Il libro, uscito nel 1924, è il terzo volume di Nitti sulla crisi europea, dopo "L'Europa senza pace" (1921) e "La decadenza dell'Europa. Le vie della ricostruzione" (1922). Lo statista italiano, esule a Zurigo, voleva spingere gli Stati Uniti a superare il neo-isolazionismo e a svolgere un ruolo attivo per un più equo regolamento delle questioni europee. Nitti denunciava il disegno francese di egemonia continentale, perseguito attraverso lo smembramento della Germania e l'accaparramento delle sue risorse di carbone e di ferro. In questo quadro analizzava i pericoli della politica di "balcanizzazione" dell'Europa centrale. L'indebolimento della Germania di Weimar - avvertiva - avrebbe prodotto a sinistra spinte rivoluzionarie e suscitato a destra reazioni nazionalistiche foriere di nuovi conflitti in Europa.

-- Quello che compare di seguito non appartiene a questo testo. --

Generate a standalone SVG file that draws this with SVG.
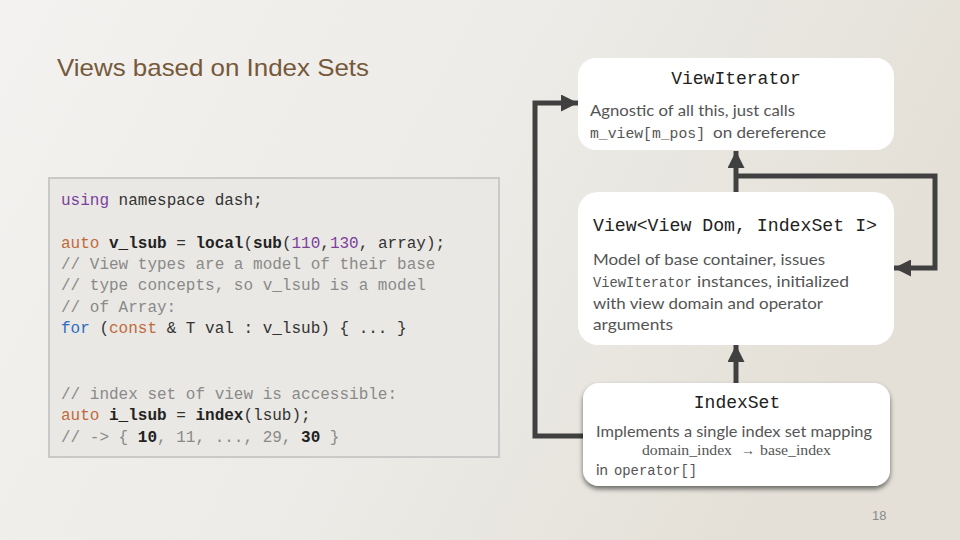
<svg xmlns="http://www.w3.org/2000/svg" width="960" height="540" viewBox="0 0 960 540">
  <defs>
    <linearGradient id="bg" x1="0" y1="0" x2="1" y2="0.3">
      <stop offset="0" stop-color="#f3f2f0"/>
      <stop offset="0.55" stop-color="#ecebe7"/>
      <stop offset="1" stop-color="#e4e0d7"/>
    </linearGradient>
    <filter id="shadow" x="-10%" y="-10%" width="120%" height="130%">
      <feGaussianBlur in="SourceAlpha" stdDeviation="2.5"/>
      <feOffset dx="0" dy="3" result="b"/>
      <feComponentTransfer><feFuncA type="linear" slope="0.55"/></feComponentTransfer>
      <feMerge><feMergeNode/><feMergeNode in="SourceGraphic"/></feMerge>
    </filter>
    <marker id="arrow" viewBox="0 0 10 10" refX="10" refY="5" markerWidth="3.4" markerHeight="3.4" markerUnits="strokeWidth" orient="auto">
      <path d="M0,0 L10,5 L0,10 z" fill="#404040"/>
    </marker>
  </defs>
  <style>
    .title { font-family: "Liberation Sans", Arial, sans-serif; font-size: 24px; fill: #76593a; }
    .box { fill: #ffffff; }
    .head { font-family: "Liberation Mono", "DejaVu Sans Mono", monospace; font-size: 18px; fill: #222; }
    .body { font-family: Lato, "Open Sans", sans-serif; font-size: 15px; fill: #555; }
    .mono { font-family: "Liberation Mono", "DejaVu Sans Mono", monospace; }
    .math { font-family: "Liberation Serif", "Times New Roman", serif; font-size: 14px; fill: #555; }
    .code { font-family: "Liberation Mono", "DejaVu Sans Mono", monospace; font-size: 16px; fill: #333; }
    .kw { fill: #7b3f9e; }
    .ty { fill: #c06a3c; }
    .fl { fill: #2f6cc0; }
    .num { fill: #7b3f9e; }
    .b { font-weight: bold; fill: #222; }
    .cm { fill: #8a8a8a; }
    .conn { fill: none; stroke: #404040; stroke-width: 5; }
    .pnum { font-family: "Liberation Sans", Arial, sans-serif; font-size: 13px; fill: #8a8a8a; }
  </style>

  <rect x="0" y="0" width="960" height="540" fill="url(#bg)"/>

  <text class="title" x="57" y="76" textLength="312" lengthAdjust="spacingAndGlyphs">Views based on Index Sets</text>

  <g id="code">
    <rect x="49" y="178" width="450" height="279" fill="#e9e8e4" stroke="#c9c9c7" stroke-width="2"/>
    <text class="code" x="61" y="205"><tspan class="kw">using</tspan> namespace dash;</text>
    <text class="code" x="61" y="248"><tspan class="ty">auto</tspan> <tspan class="b">v_lsub</tspan> = <tspan class="b">local</tspan>(<tspan class="b">sub</tspan>(<tspan class="num">110</tspan>,<tspan class="num">130</tspan>, array);</text>
    <text class="code cm" x="61" y="269">// View types are a model of their base</text>
    <text class="code cm" x="61" y="290">// type concepts, so v_lsub is a model</text>
    <text class="code cm" x="61" y="312">// of Array:</text>
    <text class="code" x="61" y="333"><tspan class="fl">for</tspan> (<tspan class="ty">const</tspan> &amp; T val : v_lsub) { ... }</text>
    <text class="code cm" x="61" y="399">// index set of view is accessible:</text>
    <text class="code" x="61" y="420"><tspan class="ty">auto</tspan> <tspan class="b">i_lsub</tspan> = <tspan class="b">index</tspan>(lsub);</text>
    <text class="code cm" x="61" y="442">// -&gt; { <tspan class="b">10</tspan>, 11, ..., 29, <tspan class="b">30</tspan> }</text>
  </g>

  <g id="connectors">
    <path class="conn" d="M583,436 H535 V103 H578" marker-end="url(#arrow)"/>
    <path class="conn" d="M736,192 V151" marker-end="url(#arrow)"/>
    <path class="conn" d="M736,176 H935 V268 H894" marker-end="url(#arrow)"/>
    <path class="conn" d="M736,383 V345" marker-end="url(#arrow)"/>
  </g>

  <g id="viewiterator">
    <rect class="box" x="578" y="58" width="316" height="92" rx="18"/>
    <text class="head" x="736" y="84" text-anchor="middle">ViewIterator</text>
    <text class="body" x="590" y="116" textLength="205" lengthAdjust="spacingAndGlyphs">Agnostic of all this, just calls</text>
    <text class="body" y="138"><tspan class="mono" x="590" font-size="14.7" textLength="115" lengthAdjust="spacingAndGlyphs">m_view[m_pos]</tspan><tspan x="713" textLength="113" lengthAdjust="spacingAndGlyphs">on dereference</tspan></text>
  </g>

  <g id="view">
    <rect class="box" x="578" y="192" width="316" height="153" rx="20"/>
    <text class="head" x="593" y="231" textLength="284" lengthAdjust="spacingAndGlyphs">View&lt;View Dom, IndexSet I&gt;</text>
    <text class="body" x="593" y="265" textLength="232" lengthAdjust="spacingAndGlyphs">Model of base container, issues</text>
    <text class="body" y="287"><tspan class="mono" x="593" font-size="13.8" textLength="99" lengthAdjust="spacingAndGlyphs">ViewIterator</tspan><tspan x="697" textLength="152" lengthAdjust="spacingAndGlyphs">instances, initialized</tspan></text>
    <text class="body" x="593" y="309" textLength="230" lengthAdjust="spacingAndGlyphs">with view domain and operator</text>
    <text class="body" x="593" y="330" textLength="80" lengthAdjust="spacingAndGlyphs">arguments</text>
  </g>

  <g id="indexset">
    <rect class="box" x="583" y="383" width="307" height="103" rx="16" filter="url(#shadow)"/>
    <text class="head" x="737" y="408" text-anchor="middle" font-size="17.5">IndexSet</text>
    <text class="body" x="596" y="437" textLength="276" lengthAdjust="spacingAndGlyphs">Implements a single index set mapping</text>
    <text class="math" y="455"><tspan x="642" textLength="90" lengthAdjust="spacingAndGlyphs">domain_index</tspan><tspan x="741">→</tspan><tspan x="760" textLength="71" lengthAdjust="spacingAndGlyphs">base_index</tspan></text>
    <text class="body" y="475"><tspan x="596">in</tspan><tspan class="mono" x="614" font-size="13.8" textLength="83" lengthAdjust="spacingAndGlyphs">operator[]</tspan></text>
  </g>

  <text class="pnum" x="872" y="520">18</text>
</svg>
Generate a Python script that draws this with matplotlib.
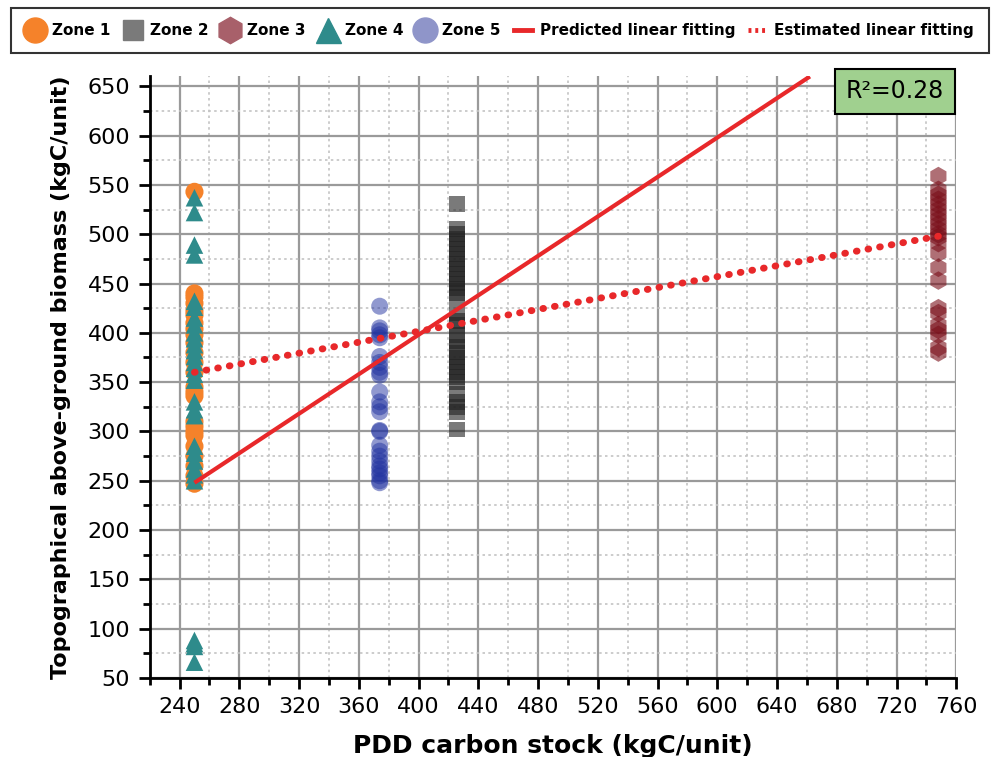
import matplotlib.pyplot as plt
from matplotlib.ticker import MultipleLocator
from matplotlib.lines import Line2D

plt.rcParams['font.family'] = ['DejaVu Sans']

# x position (PDD carbon stock) of each zone
zone_x = {"Zone 1": 250, "Zone 2": 426, "Zone 3": 748, "Zone 4": 250, "Zone 5": 374}

# topographical above-ground biomass values
zone1_y = [543, 440, 436, 430, 422, 418, 410, 404, 398, 390, 380, 370, 360,
           345, 340, 336, 310, 305, 300, 296, 285, 275, 265, 255, 247]
zone2_y = [531, 505, 500, 495, 490, 485, 480, 475, 470, 465, 460, 455, 450,
           445, 440, 436, 420, 412, 408, 398, 392, 386, 380, 375, 370, 365,
           360, 355, 350, 338, 330, 325, 320, 302]
zone3_y = [559, 545, 540, 535, 530, 525, 520, 515, 510, 505, 500, 497, 491,
           481, 466, 453, 425, 420, 408, 403, 398, 385, 380]
zone4_y = [537, 522, 489, 479, 432, 426, 415, 408, 400, 394, 388, 382, 376,
           370, 364, 358, 352, 330, 322, 316, 285, 278, 270, 262, 256, 250,
           88, 85, 82, 66]
zone5_y = [427, 405, 402, 398, 395, 376, 370, 365, 360, 357, 340, 330, 325,
           320, 301, 300, 286, 280, 275, 270, 265, 262, 258, 255, 250, 248]

pred_x = [250, 662]
pred_y = [248, 660]
est_x = [250, 748]
est_y = [360, 498]
r2_text = "R²=0.28"

fig = plt.figure(figsize=(9.91, 7.57), dpi=100)
ax = fig.add_axes([0.151, 0.1044, 0.814, 0.7946])

ax.scatter([zone_x["Zone 1"]] * len(zone1_y), zone1_y, marker="o", s=170,
           color="#f5822a", edgecolors="none", zorder=3)
ax.scatter([zone_x["Zone 4"]] * len(zone4_y), zone4_y, marker="^", s=160,
           color="#2e8b8b", edgecolors="none", zorder=4)
ax.scatter([zone_x["Zone 5"]] * len(zone5_y), zone5_y, marker="o", s=150,
           color="#2233a0", alpha=0.5, edgecolors="none", zorder=3)
ax.scatter([zone_x["Zone 2"]] * len(zone2_y), zone2_y, marker="s", s=130,
           color="#222222", alpha=0.6, edgecolors="none", zorder=3)
ax.scatter([zone_x["Zone 3"]] * len(zone3_y), zone3_y, marker="h", s=180,
           color="#7a0f1a", alpha=0.6, edgecolors="none", zorder=3)

ax.plot(pred_x, pred_y, color="#e8282a", lw=3, zorder=5, solid_capstyle="butt")
ax.plot(est_x, est_y, color="#e8282a", lw=5, zorder=5,
        linestyle=(0, (0.1, 1.6)), dash_capstyle="round")

ax.set_xlim(220, 760)
ax.set_ylim(50, 660)
ax.xaxis.set_major_locator(MultipleLocator(40))
ax.xaxis.set_minor_locator(MultipleLocator(20))
ax.yaxis.set_major_locator(MultipleLocator(50))
ax.yaxis.set_minor_locator(MultipleLocator(25))
ax.set_xticks(range(240, 761, 40))
ax.set_yticks(range(50, 651, 50))

ax.grid(which="major", color="#9a9a9a", lw=1.6, zorder=0)
ax.grid(which="minor", color="#c4c4c4", lw=1.2, linestyle=(0, (1.5, 2)), zorder=0)
ax.set_axisbelow(True)

for s in ["top", "right"]:
    ax.spines[s].set_visible(False)
for s in ["left", "bottom"]:
    ax.spines[s].set_linewidth(2)
ax.tick_params(which="major", direction="out", length=8, width=2, labelsize=16, pad=6)
ax.tick_params(which="minor", direction="out", length=5, width=2)

ax.set_xlabel("PDD carbon stock (kgC/unit)", fontsize=18, fontweight="bold", labelpad=12)
ax.set_ylabel("Topographical above-ground biomass (kgC/unit)", fontsize=16,
              fontweight="bold", labelpad=12)

ax.text(0.924, 0.975, r2_text, transform=ax.transAxes, ha="center", va="center",
        fontsize=17, clip_on=False, zorder=10,
        bbox=dict(boxstyle="square,pad=0.45", fc="#a0d08f", ec="black", lw=1.5))

handles = [
    Line2D([], [], marker="o", ls="none", color="#f5822a", ms=18),
    Line2D([], [], marker="s", ls="none", color="#7a7a7a", ms=15),
    Line2D([], [], marker="h", ls="none", color="#a8606a", ms=19),
    Line2D([], [], marker="^", ls="none", color="#2e8b8b", ms=18),
    Line2D([], [], marker="o", ls="none", color="#8f95c9", ms=18),
    Line2D([], [], color="#e8282a", lw=3.5),
    Line2D([], [], color="#e8282a", lw=3.5, ls=(0, (0.6, 0.8))),
]
labels = ["Zone 1", "Zone 2", "Zone 3", "Zone 4", "Zone 5",
          "Predicted linear fitting", "Estimated linear fitting"]
leg = fig.legend(handles, labels, loc="upper left", bbox_to_anchor=(0.008, 0.994),
                 ncol=7, frameon=True, fancybox=False, edgecolor="black",
                 prop=dict(weight="bold", size=11), handlelength=1.2,
                 handletextpad=0.5, columnspacing=0.85, borderpad=1.0,
                 borderaxespad=0.2)
leg.get_frame().set_linewidth(1.5)

fig.savefig("out.png", dpi=100)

"La libertà", che non poté uscire come Piero Gobetti Editore e fu stampato nel 1926 con il nome del tipografo Carlo Accame, riuniva le parti fondamentali dei discorsi che Nitti, in esilio, aveva pronunciato l'anno precedente a Londra sulla pace e a Cambridge sulla libertà. Vi sosteneva che erano stati gli errori della politica estera a portare alla guerra e che la guerra aveva determinato in Europa la crisi della democrazia e della libertà, su cui si erano innestate le spinte disgregatrici bolsceviche e fasciste. Mentre, però, il bolscevismo aveva un ideale, seppure non condivisibile, il fascismo perseguiva una politica di pura potenza nella occupazione dello Stato. Figura emblematica di questa politica era Mussolini, prima socialista rivoluzionario e poi leader del movimento antiparlamentare di destra. Ma il fascismo - si illudeva Nitti all'epoca - rimaneva un caso isolato nel contesto europeo e se ne poteva prevedere la breve durata.
"La pace", uscito nell'aprile 1925, quando il fascismo stava consolidandosi dopo la crisi seguita al delitto Matteotti, sosteneva, in consonanza con la critica di Keynes alla "pace cartaginese", l'iniquità delle condizioni imposte dai vincitori a Versailles e l'idea della solidarietà europea come unica via di salvezza dopo la guerra. Nitti condivideva la posizione di Coudenhove-Kalergi a favore della formazione degli Stati Uniti d'Europa e prospettava una nuova catastrofe se non si fossero superati gli stereotipi delle avverse propagande nazionalistiche. Lo scopo dello scritto era di far riflettere le grandi masse dei lavoratori che erano state costrette a partecipare alla guerra, rivolgendo un messaggio trasversale sia ai vincitori che ai vinti.